One matter stands beyond doubt—Moses is entrusted with a message, and a mandate as well. Will he also bear new news, an ineffable Name? The uncertainty will hoist generations on a petard; a dilemma, an “either-or,” a “yes” and a “no.”

We are to keep pronouncing, invoking the Name—and we know so little of the One who bears the Name. The God is in the world, and apart from the world. The God dwells in the fiery bush—and the God is neither fire nor bush. The Name rests on the tongue of Moses—and the One so named seals the mouth of the one who would speak it—reduces him to a stammer, a groan, tears.

It is all here in embryo—choice and consequence. And the timing is everything. Long after the revelation, the story is set down; the vast panorama of grandeur and shame and risk, the exodus, the story of the powerless who arise, arise—first like a spasm of Samson in chains, then in a mighty convergence of power assumed. Yes, we go from here!

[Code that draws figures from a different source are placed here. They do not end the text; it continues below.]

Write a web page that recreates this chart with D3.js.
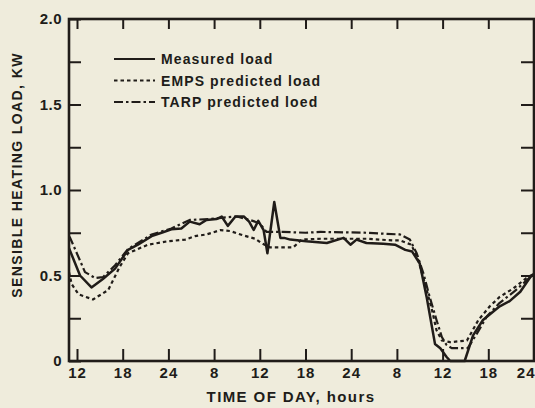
<!DOCTYPE html>
<html>
<head>
<meta charset="utf-8">
<script src="https://cdn.jsdelivr.net/npm/d3@7"></script>
<style>
  html, body { margin: 0; padding: 0; background: #efecdc; }
  svg { display: block; }
  text { font-family: "Liberation Sans", Arial, Helvetica, sans-serif; font-weight: bold; fill: #201c19; }
</style>
</head>
<body>
<svg id="chart" width="535" height="408"></svg>
<script>
// Hours elapsed from the first labelled tick (hour 12 of the first day)
const tickHours = [0, 6, 12, 18, 24, 30, 36, 42, 48, 54, 60];
const tickLabels = ["12", "18", "24", "8", "12", "18", "24", "8", "12", "18", "24"];
const yMajor = [0, 0.5, 1.0, 1.5, 2.0];
const yMajorLabels = ["0", "0.5", "1.0", "1.5", "2.0"];
const yMinor = [0.25, 0.75, 1.25, 1.75];

// Measured sensible heating load, kW: [hours, load]
const measuredLoad = [
  [-1.05, 0.66], [0.4, 0.50], [1.9, 0.43], [3.4, 0.48], [5.0, 0.54], [6.7, 0.65],
  [8.0, 0.68], [9.8, 0.73], [11.1, 0.75], [12.4, 0.77], [13.7, 0.775], [14.8, 0.815],
  [16.1, 0.80], [17.0, 0.825], [18.3, 0.83], [19.0, 0.845], [19.8, 0.79], [20.8, 0.845],
  [21.9, 0.845], [22.6, 0.815], [23.2, 0.766], [23.8, 0.82], [24.5, 0.766], [25.0, 0.63],
  [25.9, 0.93], [26.7, 0.72], [27.2, 0.72], [28.0, 0.71], [30.1, 0.70], [32.8, 0.69],
  [35.0, 0.72], [35.9, 0.68], [36.7, 0.71], [38.0, 0.69], [40.2, 0.685], [41.75, 0.68],
  [43.1, 0.65], [44.0, 0.64], [45.0, 0.57], [45.9, 0.375], [46.6, 0.20], [47.0, 0.10],
  [47.7, 0.075], [48.5, 0.025], [49.0, 0], [50.9, 0], [52.0, 0.15], [53.3, 0.24],
  [55.5, 0.32], [56.8, 0.35], [58.2, 0.405], [59.5, 0.49], [60, 0.51]
];

// EMPS predicted load, kW
const empsLoad = [
  [-1.05, 0.52], [-0.7, 0.45], [0.2, 0.39], [2.1, 0.36], [4.1, 0.415], [5.6, 0.55],
  [6.7, 0.63], [9.3, 0.68], [11.9, 0.70], [14.2, 0.71], [15.5, 0.73], [17.0, 0.74],
  [18.8, 0.765], [20.1, 0.76], [21.8, 0.735], [23.4, 0.715], [24.2, 0.69], [25.3, 0.665],
  [28.4, 0.665], [29.5, 0.71], [32.0, 0.715], [38.0, 0.715], [41.5, 0.705], [42.4, 0.705],
  [43.9, 0.68], [44.8, 0.59], [45.7, 0.45], [46.6, 0.30], [47.2, 0.18], [47.9, 0.12],
  [49.0, 0.11], [51.2, 0.12], [52.7, 0.24], [54.2, 0.32], [55.5, 0.375], [57.3, 0.425],
  [59.0, 0.485], [60, 0.51]
];

// TARP predicted load, kW
const tarpLoad = [
  [-1.05, 0.73], [-0.9, 0.72], [1.05, 0.52], [2.4, 0.485], [3.4, 0.49], [5.0, 0.56],
  [6.7, 0.655], [8.0, 0.69], [9.8, 0.74], [12.4, 0.775], [14.8, 0.825], [17.5, 0.83],
  [19.5, 0.84], [21.0, 0.845], [22.7, 0.825], [24.0, 0.805], [24.7, 0.765], [24.9, 0.755],
  [27.0, 0.755], [30.0, 0.75], [32.0, 0.755], [38.0, 0.75], [40.0, 0.745], [42.4, 0.74],
  [43.7, 0.71], [44.6, 0.63], [45.5, 0.51], [46.3, 0.375], [47.2, 0.24], [47.9, 0.14],
  [48.5, 0.095], [49.2, 0.075], [51.3, 0.075], [52.5, 0.16], [53.8, 0.26], [55.5, 0.34],
  [57.5, 0.41], [59.5, 0.49], [60, 0.50]
];

const seriesNames = ["Measured load", "EMPS predicted load", "TARP predicted loed"];

const ink = "#201c19";
const svg = d3.select("#chart");
const plotLeft = 69, plotRight = 534, plotTop = 19, plotBottom = 361;

const x = d3.scaleLinear().domain([-1.05, 60]).range([plotLeft, plotRight]);
const y = d3.scaleLinear().domain([0, 2]).range([plotBottom, plotTop]);

const styles = [
  { dash: null, width: 2.5 },
  { dash: "3.5,3", width: 2.2 },
  { dash: "9,3,2.5,3", width: 2.2 }
];

// Data lines
const line = d3.line().x(d => x(d[0])).y(d => y(d[1]));
const plot = svg.append("g");
[measuredLoad, empsLoad, tarpLoad].forEach((data, i) => {
  plot.append("path")
    .datum(data)
    .attr("d", line)
    .attr("fill", "none")
    .attr("stroke", ink)
    .attr("stroke-width", styles[i].width)
    .attr("stroke-linejoin", "round")
    .attr("stroke-dasharray", styles[i].dash);
});

// Bottom axis: inward ticks with hour labels
const xAxis = svg.append("g")
  .attr("transform", `translate(0,${plotBottom})`)
  .call(d3.axisBottom(x).tickValues(tickHours).tickSize(-12).tickPadding(6)
    .tickFormat((d, i) => tickLabels[i]));
xAxis.select(".domain").remove();
xAxis.selectAll("line").attr("stroke", ink).attr("stroke-width", 2);
xAxis.selectAll("text").attr("font-size", 15).attr("letter-spacing", 1).attr("fill", ink);
// The last label sits at the window edge; anchor it at its end so it stays whole
xAxis.selectAll("text").filter((d, i) => i === tickHours.length - 1)
  .attr("text-anchor", "end").attr("x", 1);

// Top axis: ticks only
const xTop = svg.append("g")
  .attr("transform", `translate(0,${plotTop})`)
  .call(d3.axisTop(x).tickValues(tickHours.slice(0, -1)).tickSize(-10).tickFormat(""));
xTop.select(".domain").remove();
xTop.selectAll("line").attr("stroke", ink).attr("stroke-width", 2);

// Left axis: labelled majors and unlabelled minors
const yAxis = svg.append("g")
  .attr("transform", `translate(${plotLeft},0)`)
  .call(d3.axisLeft(y).tickValues(yMajor).tickSize(-12).tickPadding(7)
    .tickFormat((d, i) => yMajorLabels[i]));
yAxis.select(".domain").remove();
yAxis.selectAll("line").attr("stroke", ink).attr("stroke-width", 2);
yAxis.selectAll("text").attr("font-size", 15).attr("letter-spacing", 0.5).attr("fill", ink);

const yMinorAxis = svg.append("g")
  .attr("transform", `translate(${plotLeft},0)`)
  .call(d3.axisLeft(y).tickValues(yMinor).tickSize(-12).tickFormat(""));
yMinorAxis.select(".domain").remove();
yMinorAxis.selectAll("line").attr("stroke", ink).attr("stroke-width", 2);

// Right axis: ticks every 0.25
const yRight = svg.append("g")
  .attr("transform", `translate(${plotRight},0)`)
  .call(d3.axisRight(y).tickValues(yMinor.concat([0.5, 1.0, 1.5])).tickSize(-13).tickFormat(""));
yRight.select(".domain").remove();
yRight.selectAll("line").attr("stroke", ink).attr("stroke-width", 2);

// Plot frame
svg.append("rect")
  .attr("x", plotLeft).attr("y", plotTop)
  .attr("width", plotRight - plotLeft).attr("height", plotBottom - plotTop)
  .attr("fill", "none").attr("stroke", ink).attr("stroke-width", 2.6);

// Legend
const legend = svg.append("g").attr("transform", "translate(114,59)");
seriesNames.forEach((name, i) => {
  const g = legend.append("g").attr("transform", `translate(0,${i * 21.5})`);
  g.append("line")
    .attr("x1", 0).attr("x2", 41).attr("y1", 0).attr("y2", 0)
    .attr("stroke", ink).attr("stroke-width", 2.2)
    .attr("stroke-dasharray", styles[i].dash);
  g.append("text")
    .attr("x", 47).attr("y", 0).attr("dy", "0.36em")
    .attr("font-size", 14).attr("letter-spacing", 1.1)
    .text(name);
});

// Axis titles
svg.append("text")
  .attr("x", 291).attr("y", 402)
  .attr("text-anchor", "middle")
  .attr("font-size", 15).attr("letter-spacing", 1.4)
  .text("TIME OF DAY, hours");

svg.append("text")
  .attr("transform", "translate(22,175) rotate(-90)")
  .attr("text-anchor", "middle")
  .attr("font-size", 14).attr("letter-spacing", 1.4)
  .text("SENSIBLE HEATING LOAD, KW");
</script>
</body>
</html>
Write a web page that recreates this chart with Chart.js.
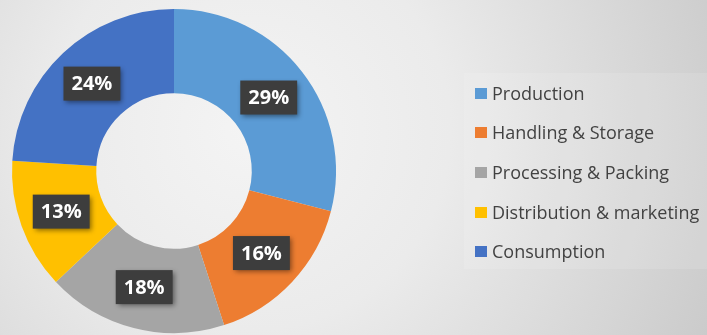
<!DOCTYPE html>
<html>
<head>
<meta charset="utf-8">
<script src="https://cdn.jsdelivr.net/npm/chart.js@4.4.1/dist/chart.umd.min.js"></script>
<style>
  html, body { margin: 0; padding: 0; }
  body {
    width: 707px; height: 335px; overflow: hidden; position: relative;
    background: radial-gradient(circle farthest-corner at 250px 130px, #f4f4f4 0%, #ebebeb 40%, #cbcbcb 100%);
    font-family: "Open Sans", sans-serif;
  }
  #wrap { position: absolute; left: 0; top: 0; width: 707px; height: 335px; }
  #legend {
    position: absolute; left: 464px; top: 73px; width: 243px; height: 196px;
    background: rgba(255,255,255,0.12);
    list-style: none; margin: 0; padding: 0;
  }
  #legend li {
    position: absolute; left: 11px; height: 22px;
    display: flex; align-items: center;
    font-size: 18px; color: #424242; white-space: nowrap;
  }
  #legend .box { width: 12px; height: 11px; margin-right: 5px; display: inline-block; }
</style>
</head>
<body>
<div id="wrap"><canvas id="pie" width="707" height="335"></canvas></div>
<ul id="legend"></ul>

<script>
// ── data ──
const stages  = ["Production", "Handling & Storage", "Processing & Packing", "Distribution & marketing", "Consumption"];
const shares  = [29, 16, 18, 13, 24];
const colours = ["#5b9bd5", "#ed7d31", "#a5a5a5", "#ffc000", "#4472c4"];

// dark percent tags on each slice
const tagPlugin = {
  id: "tags",
  afterDatasetsDraw(chart) {
    const ctx  = chart.ctx;
    const meta = chart.getDatasetMeta(0);
    ctx.save();
    ctx.font = "bold 20px 'Open Sans', sans-serif";
    ctx.textAlign = "center";
    ctx.textBaseline = "middle";
    meta.data.forEach((arc, i) => {
      const p   = arc.tooltipPosition();
      const txt = shares[i] + "%";
      const w   = ctx.measureText(txt).width + 16;
      const h   = 34;
      ctx.shadowColor = "rgba(0,0,0,0.45)";
      ctx.shadowBlur = 5;
      ctx.shadowOffsetX = 2;
      ctx.shadowOffsetY = 2;
      ctx.fillStyle = "#3d3d3d";
      ctx.fillRect(p.x - w / 2, p.y - h / 2, w, h);
      ctx.shadowColor = "transparent";
      ctx.fillStyle = "#fff";
      ctx.fillText(txt, p.x, p.y + 1);
    });
    ctx.restore();
  }
};

const chart = new Chart(document.getElementById("pie"), {
  type: "doughnut",
  data: {
    labels: stages,
    datasets: [{
      data: shares,
      backgroundColor: colours,
      borderWidth: 0
    }]
  },
  options: {
    responsive: false,
    animation: false,
    cutout: "48%",
    layout: { padding: { left: 12, top: 9, right: 371, bottom: 2 } },
    plugins: {
      legend: { display: false },
      tooltip: { enabled: false }
    }
  },
  plugins: [tagPlugin]
});

// legend on the right, built from the same arrays
const legendEl = document.getElementById("legend");
const rowTops  = [9, 48, 88, 128, 167];
legendEl.innerHTML = stages.map((s, i) => `
  <li style="top:${rowTops[i]}px"><span class="box" style="background:${colours[i]}"></span>${s}</li>
`).join("");
</script>
</body>
</html>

It is written down centuries later, the luster and fame. Inevitably the tale has been colored, altered, tinged and tendentious with ideology. The memory is owned, the story told, by the rulers of imperial Jerusalem.

Shibboleths prevail. One after another, the awful kings of the chosen tribe mount the throne, seize on the God for their own, lay claim to an improbable ancestry of valor and virtue in Saul and David and Solomon.

Then the prophets appear and speak. Shakers of thrones, doubters, naysayers, they lay a corrective hand on the scroll. But for them, it would have only this to record; the exodus as seen centuries later by the kings of Judah and Jerusalem.

Which is to say, the era of beginnings is set down in an era of pretension, economic enslavement, war—of social, economic, yes religious systems, akin to those of imperial Egypt or Babylon.

Of crucial note, this—the author of Genesis and Exodus wrote toward the last years of Solomon, whose reign ended around 922 CE. And one wonders—does our literary genius stand in a kind of shamed collusion with the assimilationists, the kings of Israel?

After the aborted revolution of the Maccabees, three generations of clan wars achieved only this—creation of an apish imperium.

After that debacle, our text takes its final form.

If that were all, why open the scroll? Or why indeed compose it?

One ventures—by way of warning and sane prospect, both. In hope of other, better things to come. Other, far different consequences. Almost one thinks, a different species of humans walking our tormented world. The great prophets.

Who will salvage—something. Will prepare a way (as Christians believe)—for Someone.

Meantime, a salutary warning. In the centuries from Exodus through Judges and Kings, a violent leadership begets a double phenomenon: a war god in its own image, and a succession of ethical clones. The latter bear arms, kill wantonly, die in battle. Multitudes pay heavily for royal follies, in forced taxation, poverty, generational hatreds.

And today, at the turn of another millennium?